Là encore, le succès diplomatique est à tempérer : le patron de la Commission européenne a obtenu de Donald Trump qu’il renonce à quelque chose qui n’existait pas encore. En outre, la perspective de droits de douane sur les importations de voitures européennes était loin de ravir les constructeurs américains. Plusieurs d’entre eux, notamment General Motors et Ford, ont mis le président en garde contre cette mesure qui “aurait des conséquences néfastes sur l’emploi dans le secteur de l’automobile aux États-Unis”.

Objectif : Chine

Surtout, les concessions obtenues par Jean-Claude Juncker ne pèsent pas lourd face aux bénéfices que le président américain retire de cet accord. L’Union européenne a promis de commencer “immédiatement” à importer davantage de soja et de gaz naturel liquéfié. L’accord sur l’hydrocarbure donne à Donald Trump un atout face à la Russie qui est, actuellement, le principal fournisseur de gaz en Europe.

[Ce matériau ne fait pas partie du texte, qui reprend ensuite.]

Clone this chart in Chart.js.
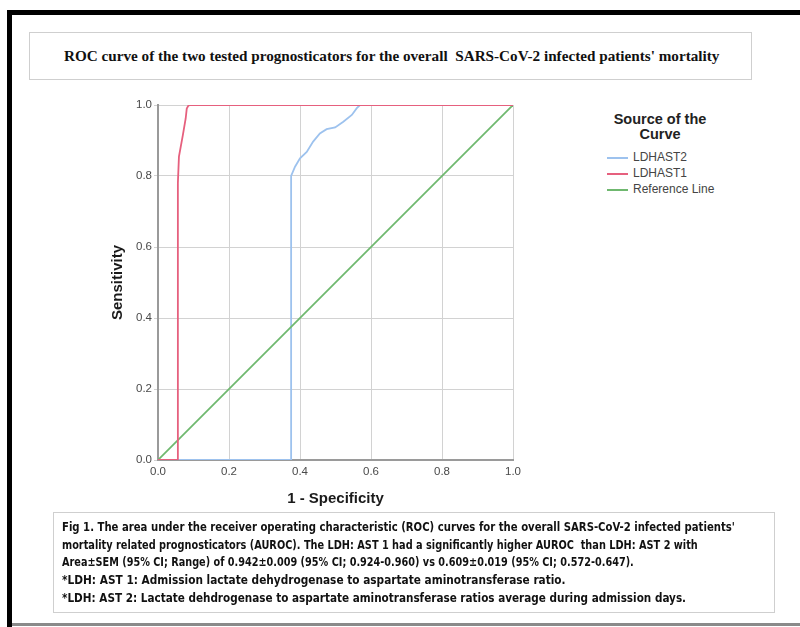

Une hausse des importations européenne de soja ne pouvait pas mieux tomber pour le président américain. L’Europe va, en partie, prendre la relève des importations chinoises de soja qui sont appelées à chuter à cause des droits de douanes imposés par Pékin sur ce légumineux. Cette sanction chinoise est l’une des principales raisons de la grogne de certains États conservateurs et agricoles américains qui dépendent économiquement de leurs exportations vers la Chine.

Donald Trump n’avait pas invité par hasard des représentants de ces États à la Maison Blanche pour assister à la conférence de presse conjointe avec Jean-Claude Juncker. À quelques mois des élections américaines de mi-novembre, il leur prouve qu’il est attentif à leurs préoccupations.

Il a aussi réussi à écarter une autre menace : la formation d’un front sino-européen contre sa politique commerciale. Donald Trump s’est aussi réjoui de l’engagement européen d’aider les États-Unis à réformer l’Organisation mondiale du commerce (OMC) pour “traiter le problème des pratiques commerciales inéquitables, notamment le vol de propriété intellectuelle” que Washington accuse Pékin de perpétrer.

C’est probablement l’enseignement principal de cet accord surprise : il permet à Donald Trump de ne plus avoir à se battre commercialement sur deux fronts. Il va pouvoir se concentrer sur la Chine sans craindre un coup de poignard dans le dos de la part des Européens.